## Description of the task
Reproduce every entry that follows word for word, but omit the images.

--- Start of Provided data ---

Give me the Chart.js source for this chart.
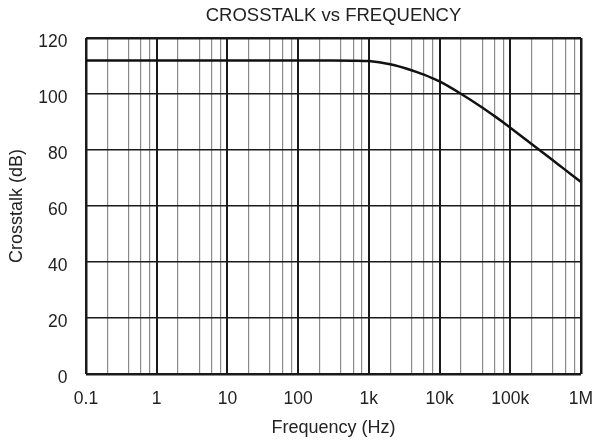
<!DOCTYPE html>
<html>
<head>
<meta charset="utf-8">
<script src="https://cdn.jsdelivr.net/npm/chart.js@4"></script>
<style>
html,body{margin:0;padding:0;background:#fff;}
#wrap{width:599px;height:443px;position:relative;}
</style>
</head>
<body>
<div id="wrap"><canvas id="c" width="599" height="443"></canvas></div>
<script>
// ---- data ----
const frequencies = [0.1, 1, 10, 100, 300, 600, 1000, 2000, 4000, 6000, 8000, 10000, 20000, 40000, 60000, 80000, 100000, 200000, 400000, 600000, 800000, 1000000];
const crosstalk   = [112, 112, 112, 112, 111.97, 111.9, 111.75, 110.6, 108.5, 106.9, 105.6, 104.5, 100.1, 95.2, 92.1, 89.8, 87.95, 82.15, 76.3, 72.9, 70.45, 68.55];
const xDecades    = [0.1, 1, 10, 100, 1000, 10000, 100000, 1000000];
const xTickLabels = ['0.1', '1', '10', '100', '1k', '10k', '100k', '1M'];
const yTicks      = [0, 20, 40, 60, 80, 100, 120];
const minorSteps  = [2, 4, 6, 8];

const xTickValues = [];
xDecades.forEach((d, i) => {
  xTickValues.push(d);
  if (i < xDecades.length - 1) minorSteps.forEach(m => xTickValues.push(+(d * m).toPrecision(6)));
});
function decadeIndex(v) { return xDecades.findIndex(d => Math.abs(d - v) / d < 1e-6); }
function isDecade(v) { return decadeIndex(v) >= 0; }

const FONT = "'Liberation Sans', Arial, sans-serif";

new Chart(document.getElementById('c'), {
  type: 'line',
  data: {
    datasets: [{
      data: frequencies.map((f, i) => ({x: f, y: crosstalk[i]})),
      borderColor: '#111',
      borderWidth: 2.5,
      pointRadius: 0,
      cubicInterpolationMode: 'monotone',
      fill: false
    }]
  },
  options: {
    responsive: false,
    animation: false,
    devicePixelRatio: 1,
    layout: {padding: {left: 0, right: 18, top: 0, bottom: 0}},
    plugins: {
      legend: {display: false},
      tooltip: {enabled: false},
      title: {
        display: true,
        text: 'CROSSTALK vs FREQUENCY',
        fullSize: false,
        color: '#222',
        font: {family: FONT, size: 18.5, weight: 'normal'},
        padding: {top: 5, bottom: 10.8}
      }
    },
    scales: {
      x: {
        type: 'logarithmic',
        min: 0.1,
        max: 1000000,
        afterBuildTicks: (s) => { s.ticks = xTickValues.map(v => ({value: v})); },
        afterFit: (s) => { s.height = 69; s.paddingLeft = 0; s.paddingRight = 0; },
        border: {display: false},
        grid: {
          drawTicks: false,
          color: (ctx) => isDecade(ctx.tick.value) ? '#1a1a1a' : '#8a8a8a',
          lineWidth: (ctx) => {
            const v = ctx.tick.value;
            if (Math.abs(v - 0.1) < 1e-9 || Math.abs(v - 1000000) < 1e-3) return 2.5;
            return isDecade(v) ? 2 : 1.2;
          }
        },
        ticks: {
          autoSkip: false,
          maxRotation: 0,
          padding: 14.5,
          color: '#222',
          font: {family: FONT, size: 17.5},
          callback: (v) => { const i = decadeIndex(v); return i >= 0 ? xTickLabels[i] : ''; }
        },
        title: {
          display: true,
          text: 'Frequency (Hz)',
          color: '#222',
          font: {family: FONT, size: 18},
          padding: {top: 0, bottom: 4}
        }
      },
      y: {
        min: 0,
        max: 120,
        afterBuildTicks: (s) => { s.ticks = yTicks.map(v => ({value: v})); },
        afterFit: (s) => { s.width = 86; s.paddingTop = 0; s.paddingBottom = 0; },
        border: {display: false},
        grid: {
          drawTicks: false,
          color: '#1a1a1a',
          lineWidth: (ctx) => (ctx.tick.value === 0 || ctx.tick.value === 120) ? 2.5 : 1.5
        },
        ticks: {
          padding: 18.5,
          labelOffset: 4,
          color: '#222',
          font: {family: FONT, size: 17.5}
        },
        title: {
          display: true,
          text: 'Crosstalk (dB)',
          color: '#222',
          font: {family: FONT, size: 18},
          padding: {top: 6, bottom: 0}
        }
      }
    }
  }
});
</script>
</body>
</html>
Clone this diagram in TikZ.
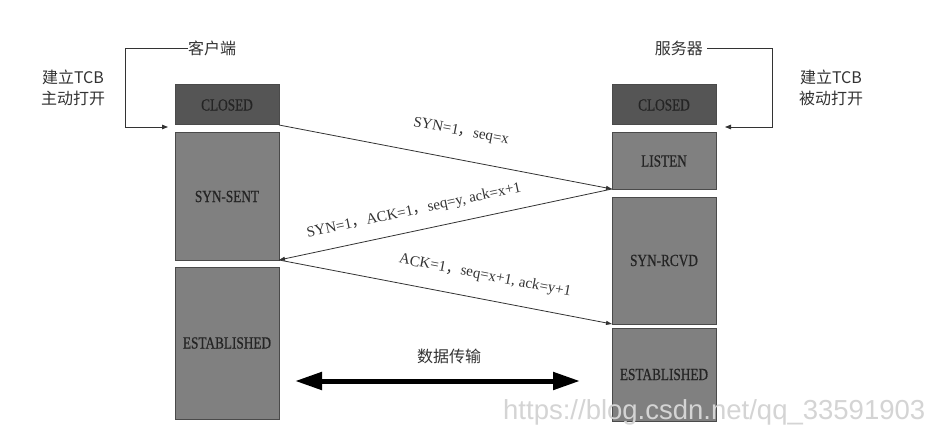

--- End of Provided data ---

## Result of this task
Give me the Chart.js source for this chart.
<!DOCTYPE html>
<html>
<head>
<meta charset="utf-8">
<script src="https://cdn.jsdelivr.net/npm/chart.js@4"></script>
<style>
html,body{margin:0;padding:0;background:#fff;}
#wrap{width:599px;height:443px;position:relative;}
</style>
</head>
<body>
<div id="wrap"><canvas id="c" width="599" height="443"></canvas></div>
<script>
// ---- data ----
const frequencies = [0.1, 1, 10, 100, 300, 600, 1000, 2000, 4000, 6000, 8000, 10000, 20000, 40000, 60000, 80000, 100000, 200000, 400000, 600000, 800000, 1000000];
const crosstalk   = [112, 112, 112, 112, 111.97, 111.9, 111.75, 110.6, 108.5, 106.9, 105.6, 104.5, 100.1, 95.2, 92.1, 89.8, 87.95, 82.15, 76.3, 72.9, 70.45, 68.55];
const xDecades    = [0.1, 1, 10, 100, 1000, 10000, 100000, 1000000];
const xTickLabels = ['0.1', '1', '10', '100', '1k', '10k', '100k', '1M'];
const yTicks      = [0, 20, 40, 60, 80, 100, 120];
const minorSteps  = [2, 4, 6, 8];

const xTickValues = [];
xDecades.forEach((d, i) => {
  xTickValues.push(d);
  if (i < xDecades.length - 1) minorSteps.forEach(m => xTickValues.push(+(d * m).toPrecision(6)));
});
function decadeIndex(v) { return xDecades.findIndex(d => Math.abs(d - v) / d < 1e-6); }
function isDecade(v) { return decadeIndex(v) >= 0; }

const FONT = "'Liberation Sans', Arial, sans-serif";

new Chart(document.getElementById('c'), {
  type: 'line',
  data: {
    datasets: [{
      data: frequencies.map((f, i) => ({x: f, y: crosstalk[i]})),
      borderColor: '#111',
      borderWidth: 2.5,
      pointRadius: 0,
      cubicInterpolationMode: 'monotone',
      fill: false
    }]
  },
  options: {
    responsive: false,
    animation: false,
    devicePixelRatio: 1,
    layout: {padding: {left: 0, right: 18, top: 0, bottom: 0}},
    plugins: {
      legend: {display: false},
      tooltip: {enabled: false},
      title: {
        display: true,
        text: 'CROSSTALK vs FREQUENCY',
        fullSize: false,
        color: '#222',
        font: {family: FONT, size: 18.5, weight: 'normal'},
        padding: {top: 5, bottom: 10.8}
      }
    },
    scales: {
      x: {
        type: 'logarithmic',
        min: 0.1,
        max: 1000000,
        afterBuildTicks: (s) => { s.ticks = xTickValues.map(v => ({value: v})); },
        afterFit: (s) => { s.height = 69; s.paddingLeft = 0; s.paddingRight = 0; },
        border: {display: false},
        grid: {
          drawTicks: false,
          color: (ctx) => isDecade(ctx.tick.value) ? '#1a1a1a' : '#8a8a8a',
          lineWidth: (ctx) => {
            const v = ctx.tick.value;
            if (Math.abs(v - 0.1) < 1e-9 || Math.abs(v - 1000000) < 1e-3) return 2.5;
            return isDecade(v) ? 2 : 1.2;
          }
        },
        ticks: {
          autoSkip: false,
          maxRotation: 0,
          padding: 14.5,
          color: '#222',
          font: {family: FONT, size: 17.5},
          callback: (v) => { const i = decadeIndex(v); return i >= 0 ? xTickLabels[i] : ''; }
        },
        title: {
          display: true,
          text: 'Frequency (Hz)',
          color: '#222',
          font: {family: FONT, size: 18},
          padding: {top: 0, bottom: 4}
        }
      },
      y: {
        min: 0,
        max: 120,
        afterBuildTicks: (s) => { s.ticks = yTicks.map(v => ({value: v})); },
        afterFit: (s) => { s.width = 86; s.paddingTop = 0; s.paddingBottom = 0; },
        border: {display: false},
        grid: {
          drawTicks: false,
          color: '#1a1a1a',
          lineWidth: (ctx) => (ctx.tick.value === 0 || ctx.tick.value === 120) ? 2.5 : 1.5
        },
        ticks: {
          padding: 18.5,
          labelOffset: 4,
          color: '#222',
          font: {family: FONT, size: 17.5}
        },
        title: {
          display: true,
          text: 'Crosstalk (dB)',
          color: '#222',
          font: {family: FONT, size: 18},
          padding: {top: 6, bottom: 0}
        }
      }
    }
  }
});
</script>
</body>
</html>
Clone this diagram in TikZ.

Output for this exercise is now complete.